Gardiner's classical and pre-classical exporations have, be necessity of style, set great store by rhythmic matters and what a boon they are in The Planets. Whilst listening I was trying to put my finger on exactly what it was about the performance that made it so fresh, so pristine. Not just the sound, for sure - but the rhythm. It's Gardiner's insistence upon precise articulations that keeps fleet-footed 'Mercury' so airborne, that brings the opening of 'Jupiter' into such sharp relief, that makes it shine all the brighter. Note the frolicsome high-woodwind counterpoints at around 1'57", or the whole passage from 4'42", the woodwinds again so alert, so characterful, the tricky brass tonguings at 4'52" (one of several such instances) so crispy negotiated. We've all heard those moments fail to achieve lift-off on account of lazy articulation. In that regard, 'Uranus' is a star turn. It is a long time since I shared the startled piccolo's moment of panic when those grisly bassoons come galumphing in. And the moment of truth, the sorcerer's final sweep of his magic wand? Both the infamous organ glissando (present without being obtrusive) and the great rasping timpani and brass pedal-points moments later, are pretty tremendous.
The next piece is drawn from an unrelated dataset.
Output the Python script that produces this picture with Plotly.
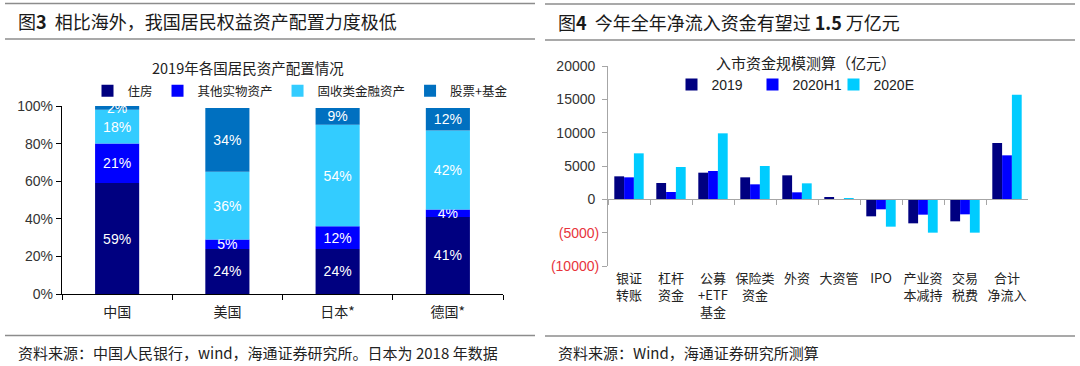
import numpy as np
import plotly.graph_objects as go

W, H = 1080, 366


def px(x):
    return x / W


def py(y):
    return 1 - y / H


# ---------------- Left chart data ----------------
countries = ["中国", "美国", "日本*", "德国*"]
asset_types = ["住房", "其他实物资产", "固收类金融资产", "股票+基金"]
housing = [59, 24, 24, 41]
other_real = [21, 5, 12, 4]
fixed_income = [18, 36, 54, 42]
equity_funds = [2, 34, 9, 12]
left_colors = ["#000080", "#0000FF", "#33CCFF", "#0070C0"]
left_yticks = [0, 20, 40, 60, 80, 100]

# ---------------- Right chart data ----------------
channels = ["银证<br>转账", "杠杆<br>资金", "公募<br>+ETF<br>基金", "保险类<br>资金", "外资",
            "大资管", "IPO", "产业资<br>本减持", "交易<br>税费", "合计<br>净流入"]
v2019 = [3450, 2450, 4000, 3300, 3600, 350, -2550, -3600, -3300, 8450]
v2020h1 = [3300, 1100, 4250, 2250, 1050, -80, -1500, -2300, -2250, 6600]
v2020e = [6900, 4850, 9900, 5000, 2400, 150, -4100, -5000, -5000, 15700]
right_series = ["2019", "2020H1", "2020E"]
right_colors = ["#000080", "#0000FF", "#00CCFF"]
right_yticks = [-10000, -5000, 0, 5000, 10000, 15000, 20000]

LATIN = "Liberation Sans, Arial, Noto Sans CJK SC, sans-serif"
CJK = "Noto Sans CJK SC, Liberation Sans, sans-serif"

fig = go.Figure()

# Left: stacked bars (explicit base from cumulative data)
left_series = [housing, other_real, fixed_income, equity_funds]
cum = np.zeros(len(countries))
for name, vals, col in zip(asset_types, left_series, left_colors):
    fig.add_trace(go.Bar(
        x=countries, y=vals, base=cum.copy(), name=name,
        marker=dict(color=col, line=dict(width=0)),
        width=0.4, offsetgroup="L",
        text=[f"{v}%" for v in vals], textposition="inside",
        insidetextanchor="middle", constraintext="none",
        textfont=dict(color="white", size=14, family=LATIN),
        xaxis="x", yaxis="y", legend="legend",
    ))
    cum = cum + np.array(vals)

# Right: grouped bars
for name, vals, col in zip(right_series, [v2019, v2020h1, v2020e], right_colors):
    fig.add_trace(go.Bar(
        x=channels, y=vals, name=name,
        marker=dict(color=col, line=dict(width=0)),
        xaxis="x2", yaxis="y2", legend="legend2",
    ))

right_ticktext = []
for v in right_yticks:
    if v < 0:
        right_ticktext.append(f'<span style="color:#E8343C">({abs(v)})</span>')
    else:
        right_ticktext.append(f"{v}\u00a0")
left_ticktext = [f"{v}%" for v in left_yticks]

y2_dom = [py(266), py(66)]
zero_paper = y2_dom[0] + (y2_dom[1] - y2_dom[0]) * (0 - right_yticks[0]) / (right_yticks[-1] - right_yticks[0])

fig.update_layout(
    width=W, height=366,
    margin=dict(l=0, r=0, t=0, b=0, autoexpand=False),
    paper_bgcolor="white", plot_bgcolor="white",
    font=dict(family=LATIN, color="#333333"),
    barmode="group", bargap=0.3, bargroupgap=0,
    xaxis=dict(
        domain=[px(62), px(503)], anchor="y", type="category",
        range=[-0.5, 3.5], tickson="boundaries", ticks="outside", ticklen=5,
        tickwidth=1.3, tickcolor="#000000", showline=True, linecolor="#000000",
        linewidth=1.3, showgrid=False, zeroline=False, automargin=False,
        ticklabelstandoff=5,
        tickfont=dict(family=CJK, size=14, color="#222222"),
    ),
    yaxis=dict(
        domain=[py(294), py(106)], anchor="x", range=[0, 100],
        tickvals=left_yticks, ticktext=left_ticktext, ticks="outside", ticklen=5,
        tickwidth=1.3, tickcolor="#000000", showline=True, linecolor="#000000",
        linewidth=1.3, showgrid=False, zeroline=False, automargin=False,
        tickfont=dict(family=LATIN, size=14, color="#333333"),
    ),
    xaxis2=dict(
        domain=[px(608), px(1028)], anchor="free", position=zero_paper,
        type="category", range=[-0.5, 9.5], tickson="boundaries",
        ticks="outside", ticklen=5, tickcolor="#A6A6A6", showline=True,
        linecolor="#A6A6A6", linewidth=1, showgrid=False, zeroline=False,
        ticklabelstandoff=67, tickangle=0, automargin=False,
        tickfont=dict(family=CJK, size=13, color="#222222"),
    ),
    yaxis2=dict(
        domain=y2_dom, anchor="x2", range=[-10000, 20000],
        tickvals=right_yticks, ticktext=right_ticktext, ticks="outside",
        ticklen=5, tickcolor="#A6A6A6", showline=True, linecolor="#A6A6A6",
        linewidth=1, showgrid=False, zeroline=False, automargin=False,
        tickfont=dict(family=LATIN, size=14, color="#333333"),
    ),
    legend=dict(
        orientation="h", x=px(300), xanchor="center", y=py(91), yanchor="middle",
        font=dict(family=CJK, size=12.5, color="#222222"),
        bgcolor="rgba(0,0,0,0)", itemwidth=30, traceorder="normal",
    ),
    legend2=dict(
        orientation="h", x=px(793), xanchor="center", y=py(85), yanchor="middle",
        font=dict(family=LATIN, size=14, color="#222222"),
        bgcolor="rgba(0,0,0,0)", itemwidth=30, traceorder="normal",
        entrywidth=36, entrywidthmode="pixels",
    ),
)

# Panel header / footer rules
shapes = []
for (x0, x1), ys in [((5, 535), (3.5, 39, 335.5)), ((545, 1075), (4, 40, 336))]:
    for yy in ys:
        shapes.append(dict(type="line", xref="paper", yref="paper",
                           x0=px(x0), x1=px(x1), y0=py(yy), y1=py(yy),
                           line=dict(color="#8C8C8C", width=1.5)))
fig.update_layout(shapes=shapes)

annotations = [
    dict(text="图<b>3</b>  相比海外，我国居民权益资产配置力度极低", x=px(16), y=py(21),
         font=dict(family=CJK, size=18, color="#1A1A1A")),
    dict(text="图<b>4</b>  今年全年净流入资金有望过 <b>1.5</b> 万亿元", x=px(556), y=py(22),
         font=dict(family=CJK, size=18, color="#1A1A1A")),
    dict(text="2019年各国居民资产配置情况", x=px(248), y=py(67), xanchor="center",
         font=dict(family=CJK, size=14.5, color="#222222")),
    dict(text="入市资金规模测算（亿元）", x=px(806), y=py(63), xanchor="center",
         font=dict(family=CJK, size=15, color="#222222")),
    dict(text="资料来源：中国人民银行，wind，海通证券研究所。日本为 2018 年数据", x=px(16), y=py(352),
         font=dict(family=CJK, size=15, color="#222222")),
    dict(text="资料来源：Wind，海通证券研究所测算", x=px(556), y=py(352),
         font=dict(family=CJK, size=15, color="#222222")),
]
for a in annotations:
    a.setdefault("xanchor", "left")
    a.update(xref="paper", yref="paper", yanchor="middle", showarrow=False)
fig.update_layout(annotations=annotations)

fig.write_html(
    "out.html",
    config={"displayModeBar": False},
    post_script="document.body.style.margin='0';document.body.style.padding='0';"
                "document.body.style.overflow='hidden';",
)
There are other moments where a little more theatrical rhetoric would not have gone amiss: is the controlled fury of 'Mars' perhaps a shade too controlled (the invading 5/4 rhythm doesn't quite blow your socks of on it's return)? Might the terrible climax of 'Saturn' have been measured with still greater intensity? Might he have enjoyed Jupiter's bountiful tone more? I think so. But the marmoreal beauty of 'Venus' and 'Neptune' (a ravishing texture descending from the gleam of celeste to an organ pedal sunk too deep to fathom), the sensitivity of the Philharmonia's playing, duly leave their impression. One tiny point: what a pity that the women's voices of the Monteverdi Choir - floating to perfection in the balance here - don't happen to fade from ear-shot mid-phrase. We should still be hearing them as they evaporate into the ether.